Melilot contains coumarins, and when the plant is fermented, it produces dicoumarol, a potent anticoagulant. It is said to be a good venous tonic that helps to increase blood flow through the veins to the heart and has been used in cases of painful, swollen veins of the legs that are associated with poor venous return or raised abdominal pressure (as in obesity, pregnancy or persistent constipation). Melilot is believed to also help alleviate varicose veins, blood clots, phlebitis and thrombotic conditions.
As a mild astringent, Melilot has been used to clear congestion. When taken internally, it is said to relieve congestion of the lymph glands and painful congestive menstruation; and when used externally, it is said to ease hemorrhoids.
Melilot is an aromatic herb that has been used as a soothing digestive aid and has been thought to be particularly effective in cases of flatulence. Supporting healthy digestive health, Melilot is also said to relieve colic, indigestion and stomach problems.
As a diuretic, Melilot promotes the flow of urine, and as such, it helps to relieve excess fluid retention and edema (the accumulation of fluid in tissues that results in swelling).
Melilot is also believed to be a mildly sedative herb that relieves temporary palpitations, sleeplessness, spasms, anxiety and the pain of tension headaches, earaches and neuralgia.
As an expectorant, Melilot helps to loosen and expel phlegm from the lungs, and it is said to be helpful in cases of bronchitis.
Used externally, Melilot has been effective in poultices for inflammation and wounds, particularly in delicate parts of the body, i.e., eyes. It is also said to have emollient and soothing properties that help to reduce inflammation and ease painful swollen joints, severe bruising, arthritis and rheumatic pain. It is also believed to be effective in drawing out toxins and is therefore useful for boils and other skin problems.

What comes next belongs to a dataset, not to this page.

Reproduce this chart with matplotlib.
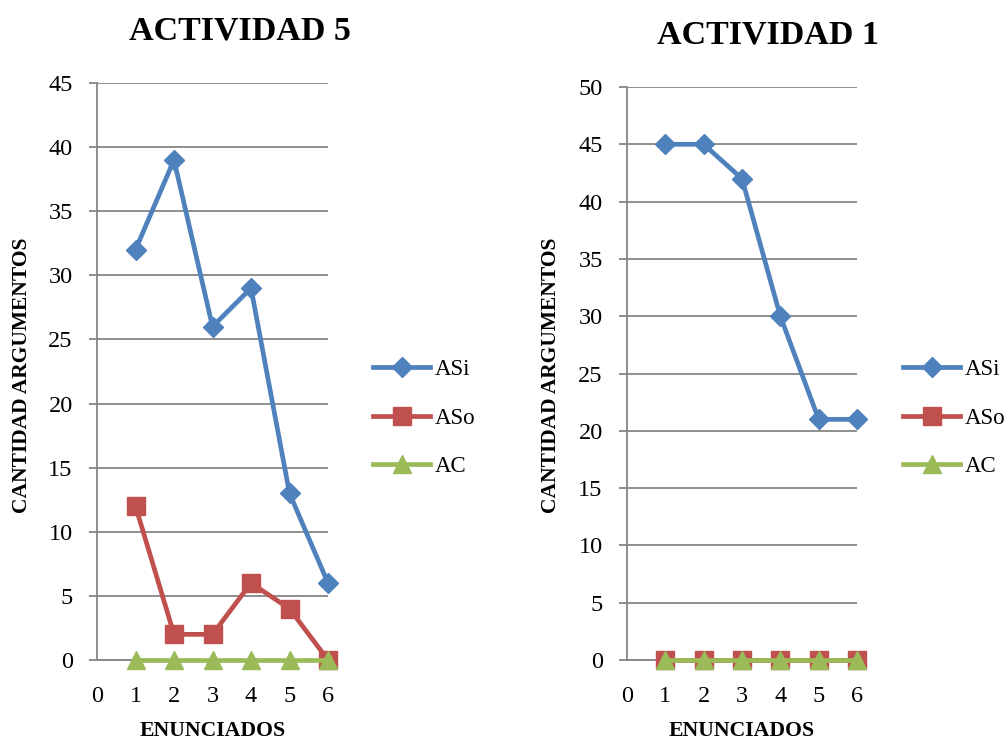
import matplotlib
matplotlib.use("Agg")
import matplotlib.pyplot as plt

plt.rcParams['font.family'] = ['Liberation Serif', 'DejaVu Serif']

enunciados = [1, 2, 3, 4, 5, 6]
x_ticks = [0, 1, 2, 3, 4, 5, 6]

act5_asi = [32, 39, 26, 29, 13, 6]
act5_aso = [12, 2, 2, 6, 4, 0]
act5_ac = [0, 0, 0, 0, 0, 0]

act1_asi = [45, 45, 42, 30, 21, 21]
act1_aso = [0, 0, 0, 0, 0, 0]
act1_ac = [0, 0, 0, 0, 0, 0]

series_names = ["ASi", "ASo", "AC"]
colors = ["#4F81BD", "#C0504D", "#9BBB59"]
markers = ["D", "s", "^"]
msizes = [10.5, 12.5, 12.5]

W, H = 1007, 741
fig = plt.figure(figsize=(W / 100, H / 100), dpi=100)

def px_axes(x0, x1, y0, y1):
    return [x0 / W, 1 - y0 / H, (x1 - x0) / W, (y0 - y1) / H]

panels = [
    dict(rect=px_axes(97, 328, 660, 83), data=[act5_asi, act5_aso, act5_ac],
         ymax=45, title="ACTIVIDAD 5", tx=240, ty=31, legx=373, ylx=22),
    dict(rect=px_axes(627, 857, 660, 87), data=[act1_asi, act1_aso, act1_ac],
         ymax=50, title="ACTIVIDAD 1", tx=768, ty=35, legx=903, ylx=551),
]

grid_c = "#868686"
for p in panels:
    ax = fig.add_axes(p["rect"])
    for vals, name, c, m, ms in zip(p["data"], series_names, colors, markers, msizes):
        ax.plot(enunciados, vals, color=c, lw=3.4, marker=m, ms=ms,
                label=name, clip_on=False, zorder=3)
    ax.set_xlim(0, 6)
    ax.set_ylim(0, p["ymax"])
    ax.set_yticks(range(0, p["ymax"] + 1, 5))
    ax.set_xticks(x_ticks)
    ax.yaxis.grid(True, color=grid_c, lw=1.3)
    ax.set_axisbelow(True)
    for s in ["top", "right"]:
        ax.spines[s].set_visible(False)
    for s in ["left", "bottom"]:
        ax.spines[s].set_color(grid_c)
        ax.spines[s].set_linewidth(1.3)
    ax.tick_params(axis="y", length=5.5, width=1.3, color=grid_c, labelsize=17.5, pad=12)
    ax.tick_params(axis="x", length=0, labelsize=17.5, pad=19)
    ax.set_xlabel("ENUNCIADOS", fontsize=15.7, fontweight="bold")
    ax.set_ylabel("CANTIDAD ARGUMENTOS", fontsize=15.5, fontweight="bold")
    axw = p["rect"][2] * W
    axh = p["rect"][3] * H
    ax.xaxis.set_label_coords(0.5, (660 - 731) / axh)
    ax.xaxis.label.set_va("center")
    ax.yaxis.set_label_coords((p["ylx"] - p["rect"][0] * W) / axw, (660 - 375) / axh)
    ax.yaxis.label.set_va("center")
    ax.yaxis.label.set_ha("center")
    fig.text(p["tx"] / W, 1 - p["ty"] / H, p["title"], ha="center", va="center",
             fontsize=24.5, fontweight="bold")
    fig.legend(handles=ax.get_lines(), labels=series_names, loc="center left",
               bbox_to_anchor=(p["legx"] / W, 1 - 418 / H), frameon=False,
               fontsize=16.5, handlelength=2.5, labelspacing=1.18, handletextpad=0.2,
               borderaxespad=0, borderpad=0)

fig.savefig("out.png", dpi=100)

Pregnant and nursing women should not use Melilot Herbal Supplement. People who use prescription blood thinners (warfarin, Coumadin, aspirin, etc.), or those with any blood-clotting problem should not use Melilot. For those individuals who take prescription medications, it is wise to consult a health care provider before using this herb, as there may be interactions with other drugs. Overuse (many times the recommended dosage) may induce vomiting and other symptoms of poisoning.